[Task requirements]:
All of the data that follows should be retyped exactly, please, except the pictures.

+++ Given information

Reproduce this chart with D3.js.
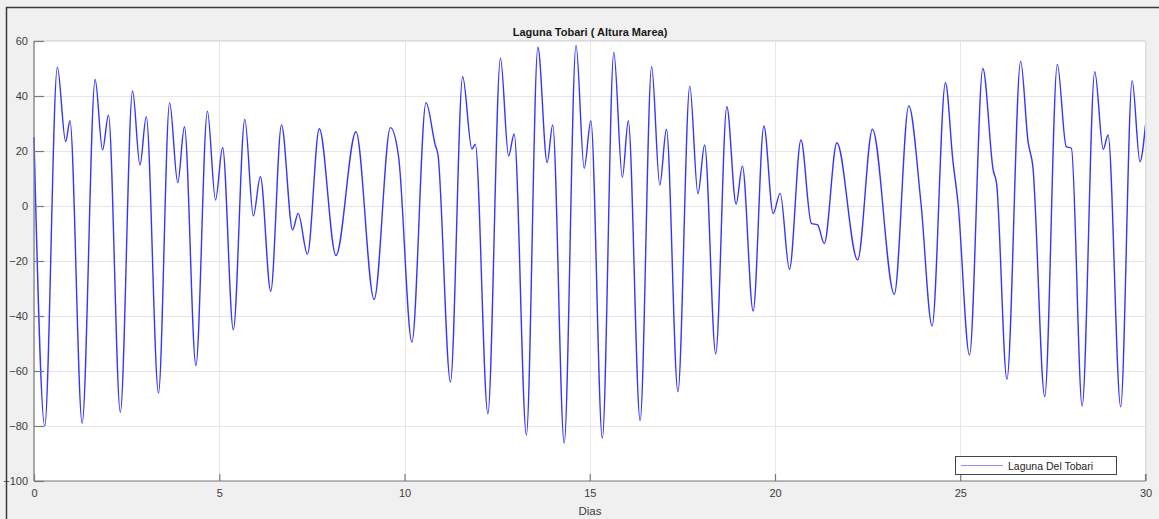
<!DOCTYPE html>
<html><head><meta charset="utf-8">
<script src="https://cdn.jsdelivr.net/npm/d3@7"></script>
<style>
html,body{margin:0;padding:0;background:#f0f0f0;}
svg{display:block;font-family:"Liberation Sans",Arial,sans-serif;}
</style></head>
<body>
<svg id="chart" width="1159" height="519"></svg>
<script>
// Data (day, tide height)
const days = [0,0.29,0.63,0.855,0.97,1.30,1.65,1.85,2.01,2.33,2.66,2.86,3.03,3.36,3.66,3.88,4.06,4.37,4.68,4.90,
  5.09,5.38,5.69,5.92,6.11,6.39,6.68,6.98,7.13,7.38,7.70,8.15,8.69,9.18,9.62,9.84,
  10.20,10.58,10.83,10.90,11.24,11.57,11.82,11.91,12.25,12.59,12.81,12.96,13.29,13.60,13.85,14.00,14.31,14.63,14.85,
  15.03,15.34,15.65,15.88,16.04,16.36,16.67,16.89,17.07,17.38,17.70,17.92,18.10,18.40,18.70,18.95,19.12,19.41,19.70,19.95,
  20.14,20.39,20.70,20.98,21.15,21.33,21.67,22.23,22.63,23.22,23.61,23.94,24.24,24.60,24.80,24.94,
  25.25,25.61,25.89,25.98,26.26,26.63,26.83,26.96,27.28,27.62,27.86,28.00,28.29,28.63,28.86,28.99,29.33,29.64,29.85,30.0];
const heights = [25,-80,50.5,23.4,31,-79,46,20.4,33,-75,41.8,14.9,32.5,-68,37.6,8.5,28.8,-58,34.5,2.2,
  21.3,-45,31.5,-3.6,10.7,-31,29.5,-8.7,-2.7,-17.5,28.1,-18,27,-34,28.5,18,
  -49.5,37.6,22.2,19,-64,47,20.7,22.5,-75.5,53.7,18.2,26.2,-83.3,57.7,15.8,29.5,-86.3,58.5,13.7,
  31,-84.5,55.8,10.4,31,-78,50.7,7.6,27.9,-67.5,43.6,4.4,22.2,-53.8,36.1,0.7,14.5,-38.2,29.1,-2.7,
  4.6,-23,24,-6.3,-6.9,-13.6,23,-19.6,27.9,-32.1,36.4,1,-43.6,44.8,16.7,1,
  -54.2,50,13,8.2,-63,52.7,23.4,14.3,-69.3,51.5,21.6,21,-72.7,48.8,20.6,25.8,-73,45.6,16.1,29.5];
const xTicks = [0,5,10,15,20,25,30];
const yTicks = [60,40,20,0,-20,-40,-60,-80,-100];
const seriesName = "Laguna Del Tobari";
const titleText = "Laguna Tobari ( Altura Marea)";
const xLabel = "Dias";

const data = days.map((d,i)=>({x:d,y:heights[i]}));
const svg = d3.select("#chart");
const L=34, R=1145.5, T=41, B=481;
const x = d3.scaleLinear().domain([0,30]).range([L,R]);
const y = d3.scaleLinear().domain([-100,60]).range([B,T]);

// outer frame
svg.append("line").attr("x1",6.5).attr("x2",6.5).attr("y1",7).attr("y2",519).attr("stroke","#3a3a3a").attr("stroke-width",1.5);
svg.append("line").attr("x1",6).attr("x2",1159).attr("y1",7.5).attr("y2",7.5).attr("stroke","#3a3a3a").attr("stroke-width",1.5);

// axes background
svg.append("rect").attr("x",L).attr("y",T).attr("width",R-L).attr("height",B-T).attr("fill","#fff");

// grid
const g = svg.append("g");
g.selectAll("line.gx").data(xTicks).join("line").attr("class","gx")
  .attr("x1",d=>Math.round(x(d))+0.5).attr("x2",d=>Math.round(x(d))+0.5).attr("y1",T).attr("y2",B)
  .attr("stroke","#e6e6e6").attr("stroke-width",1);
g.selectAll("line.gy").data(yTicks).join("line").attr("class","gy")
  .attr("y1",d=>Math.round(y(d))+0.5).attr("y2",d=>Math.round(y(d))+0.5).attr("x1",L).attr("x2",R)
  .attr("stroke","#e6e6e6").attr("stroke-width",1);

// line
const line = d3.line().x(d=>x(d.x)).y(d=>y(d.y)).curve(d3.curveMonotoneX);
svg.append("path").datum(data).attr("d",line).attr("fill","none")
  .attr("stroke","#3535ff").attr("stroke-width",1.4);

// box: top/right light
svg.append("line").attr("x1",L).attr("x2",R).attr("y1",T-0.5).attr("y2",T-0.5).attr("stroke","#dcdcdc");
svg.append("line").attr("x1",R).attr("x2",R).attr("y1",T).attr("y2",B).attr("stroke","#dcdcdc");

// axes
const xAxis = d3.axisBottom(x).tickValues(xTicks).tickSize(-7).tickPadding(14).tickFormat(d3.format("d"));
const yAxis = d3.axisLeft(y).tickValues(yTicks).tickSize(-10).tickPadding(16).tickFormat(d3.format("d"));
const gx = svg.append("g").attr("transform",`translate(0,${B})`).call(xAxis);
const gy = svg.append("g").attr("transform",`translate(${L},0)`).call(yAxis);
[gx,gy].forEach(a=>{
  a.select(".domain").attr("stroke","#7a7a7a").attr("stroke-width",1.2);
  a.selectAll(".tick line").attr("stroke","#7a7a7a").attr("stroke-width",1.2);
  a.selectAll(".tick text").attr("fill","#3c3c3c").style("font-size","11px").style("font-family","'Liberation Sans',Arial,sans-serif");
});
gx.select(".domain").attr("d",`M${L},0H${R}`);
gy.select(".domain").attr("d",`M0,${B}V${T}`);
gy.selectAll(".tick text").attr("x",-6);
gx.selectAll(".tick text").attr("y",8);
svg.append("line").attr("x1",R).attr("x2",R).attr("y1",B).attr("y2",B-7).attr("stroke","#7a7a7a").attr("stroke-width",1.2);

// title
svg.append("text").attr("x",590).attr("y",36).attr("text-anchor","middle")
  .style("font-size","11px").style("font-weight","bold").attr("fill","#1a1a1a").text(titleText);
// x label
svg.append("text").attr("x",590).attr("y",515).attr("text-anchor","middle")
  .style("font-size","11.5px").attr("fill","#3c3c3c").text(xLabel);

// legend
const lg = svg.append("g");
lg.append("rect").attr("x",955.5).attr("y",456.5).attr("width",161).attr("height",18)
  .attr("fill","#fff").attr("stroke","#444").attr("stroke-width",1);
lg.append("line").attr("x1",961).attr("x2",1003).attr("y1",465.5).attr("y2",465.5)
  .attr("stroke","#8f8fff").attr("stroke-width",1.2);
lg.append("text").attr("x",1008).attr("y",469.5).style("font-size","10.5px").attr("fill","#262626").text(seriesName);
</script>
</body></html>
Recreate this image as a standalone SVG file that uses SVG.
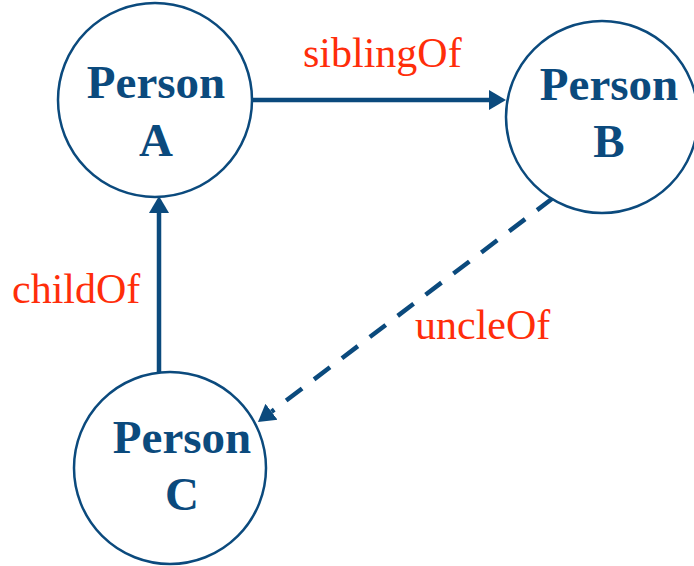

++++++

[Solution to the exercise]:
Reproduce this chart with D3.js.
<!DOCTYPE html>
<html><head><meta charset="utf-8">
<script src="https://cdn.jsdelivr.net/npm/d3@7"></script>
<style>
html,body{margin:0;padding:0;background:#f0f0f0;}
svg{display:block;font-family:"Liberation Sans",Arial,sans-serif;}
</style></head>
<body>
<svg id="chart" width="1159" height="519"></svg>
<script>
// Data (day, tide height)
const days = [0,0.29,0.63,0.855,0.97,1.30,1.65,1.85,2.01,2.33,2.66,2.86,3.03,3.36,3.66,3.88,4.06,4.37,4.68,4.90,
  5.09,5.38,5.69,5.92,6.11,6.39,6.68,6.98,7.13,7.38,7.70,8.15,8.69,9.18,9.62,9.84,
  10.20,10.58,10.83,10.90,11.24,11.57,11.82,11.91,12.25,12.59,12.81,12.96,13.29,13.60,13.85,14.00,14.31,14.63,14.85,
  15.03,15.34,15.65,15.88,16.04,16.36,16.67,16.89,17.07,17.38,17.70,17.92,18.10,18.40,18.70,18.95,19.12,19.41,19.70,19.95,
  20.14,20.39,20.70,20.98,21.15,21.33,21.67,22.23,22.63,23.22,23.61,23.94,24.24,24.60,24.80,24.94,
  25.25,25.61,25.89,25.98,26.26,26.63,26.83,26.96,27.28,27.62,27.86,28.00,28.29,28.63,28.86,28.99,29.33,29.64,29.85,30.0];
const heights = [25,-80,50.5,23.4,31,-79,46,20.4,33,-75,41.8,14.9,32.5,-68,37.6,8.5,28.8,-58,34.5,2.2,
  21.3,-45,31.5,-3.6,10.7,-31,29.5,-8.7,-2.7,-17.5,28.1,-18,27,-34,28.5,18,
  -49.5,37.6,22.2,19,-64,47,20.7,22.5,-75.5,53.7,18.2,26.2,-83.3,57.7,15.8,29.5,-86.3,58.5,13.7,
  31,-84.5,55.8,10.4,31,-78,50.7,7.6,27.9,-67.5,43.6,4.4,22.2,-53.8,36.1,0.7,14.5,-38.2,29.1,-2.7,
  4.6,-23,24,-6.3,-6.9,-13.6,23,-19.6,27.9,-32.1,36.4,1,-43.6,44.8,16.7,1,
  -54.2,50,13,8.2,-63,52.7,23.4,14.3,-69.3,51.5,21.6,21,-72.7,48.8,20.6,25.8,-73,45.6,16.1,29.5];
const xTicks = [0,5,10,15,20,25,30];
const yTicks = [60,40,20,0,-20,-40,-60,-80,-100];
const seriesName = "Laguna Del Tobari";
const titleText = "Laguna Tobari ( Altura Marea)";
const xLabel = "Dias";

const data = days.map((d,i)=>({x:d,y:heights[i]}));
const svg = d3.select("#chart");
const L=34, R=1145.5, T=41, B=481;
const x = d3.scaleLinear().domain([0,30]).range([L,R]);
const y = d3.scaleLinear().domain([-100,60]).range([B,T]);

// outer frame
svg.append("line").attr("x1",6.5).attr("x2",6.5).attr("y1",7).attr("y2",519).attr("stroke","#3a3a3a").attr("stroke-width",1.5);
svg.append("line").attr("x1",6).attr("x2",1159).attr("y1",7.5).attr("y2",7.5).attr("stroke","#3a3a3a").attr("stroke-width",1.5);

// axes background
svg.append("rect").attr("x",L).attr("y",T).attr("width",R-L).attr("height",B-T).attr("fill","#fff");

// grid
const g = svg.append("g");
g.selectAll("line.gx").data(xTicks).join("line").attr("class","gx")
  .attr("x1",d=>Math.round(x(d))+0.5).attr("x2",d=>Math.round(x(d))+0.5).attr("y1",T).attr("y2",B)
  .attr("stroke","#e6e6e6").attr("stroke-width",1);
g.selectAll("line.gy").data(yTicks).join("line").attr("class","gy")
  .attr("y1",d=>Math.round(y(d))+0.5).attr("y2",d=>Math.round(y(d))+0.5).attr("x1",L).attr("x2",R)
  .attr("stroke","#e6e6e6").attr("stroke-width",1);

// line
const line = d3.line().x(d=>x(d.x)).y(d=>y(d.y)).curve(d3.curveMonotoneX);
svg.append("path").datum(data).attr("d",line).attr("fill","none")
  .attr("stroke","#3535ff").attr("stroke-width",1.4);

// box: top/right light
svg.append("line").attr("x1",L).attr("x2",R).attr("y1",T-0.5).attr("y2",T-0.5).attr("stroke","#dcdcdc");
svg.append("line").attr("x1",R).attr("x2",R).attr("y1",T).attr("y2",B).attr("stroke","#dcdcdc");

// axes
const xAxis = d3.axisBottom(x).tickValues(xTicks).tickSize(-7).tickPadding(14).tickFormat(d3.format("d"));
const yAxis = d3.axisLeft(y).tickValues(yTicks).tickSize(-10).tickPadding(16).tickFormat(d3.format("d"));
const gx = svg.append("g").attr("transform",`translate(0,${B})`).call(xAxis);
const gy = svg.append("g").attr("transform",`translate(${L},0)`).call(yAxis);
[gx,gy].forEach(a=>{
  a.select(".domain").attr("stroke","#7a7a7a").attr("stroke-width",1.2);
  a.selectAll(".tick line").attr("stroke","#7a7a7a").attr("stroke-width",1.2);
  a.selectAll(".tick text").attr("fill","#3c3c3c").style("font-size","11px").style("font-family","'Liberation Sans',Arial,sans-serif");
});
gx.select(".domain").attr("d",`M${L},0H${R}`);
gy.select(".domain").attr("d",`M0,${B}V${T}`);
gy.selectAll(".tick text").attr("x",-6);
gx.selectAll(".tick text").attr("y",8);
svg.append("line").attr("x1",R).attr("x2",R).attr("y1",B).attr("y2",B-7).attr("stroke","#7a7a7a").attr("stroke-width",1.2);

// title
svg.append("text").attr("x",590).attr("y",36).attr("text-anchor","middle")
  .style("font-size","11px").style("font-weight","bold").attr("fill","#1a1a1a").text(titleText);
// x label
svg.append("text").attr("x",590).attr("y",515).attr("text-anchor","middle")
  .style("font-size","11.5px").attr("fill","#3c3c3c").text(xLabel);

// legend
const lg = svg.append("g");
lg.append("rect").attr("x",955.5).attr("y",456.5).attr("width",161).attr("height",18)
  .attr("fill","#fff").attr("stroke","#444").attr("stroke-width",1);
lg.append("line").attr("x1",961).attr("x2",1003).attr("y1",465.5).attr("y2",465.5)
  .attr("stroke","#8f8fff").attr("stroke-width",1.2);
lg.append("text").attr("x",1008).attr("y",469.5).style("font-size","10.5px").attr("fill","#262626").text(seriesName);
</script>
</body></html>
Recreate this image as a standalone SVG file that uses SVG.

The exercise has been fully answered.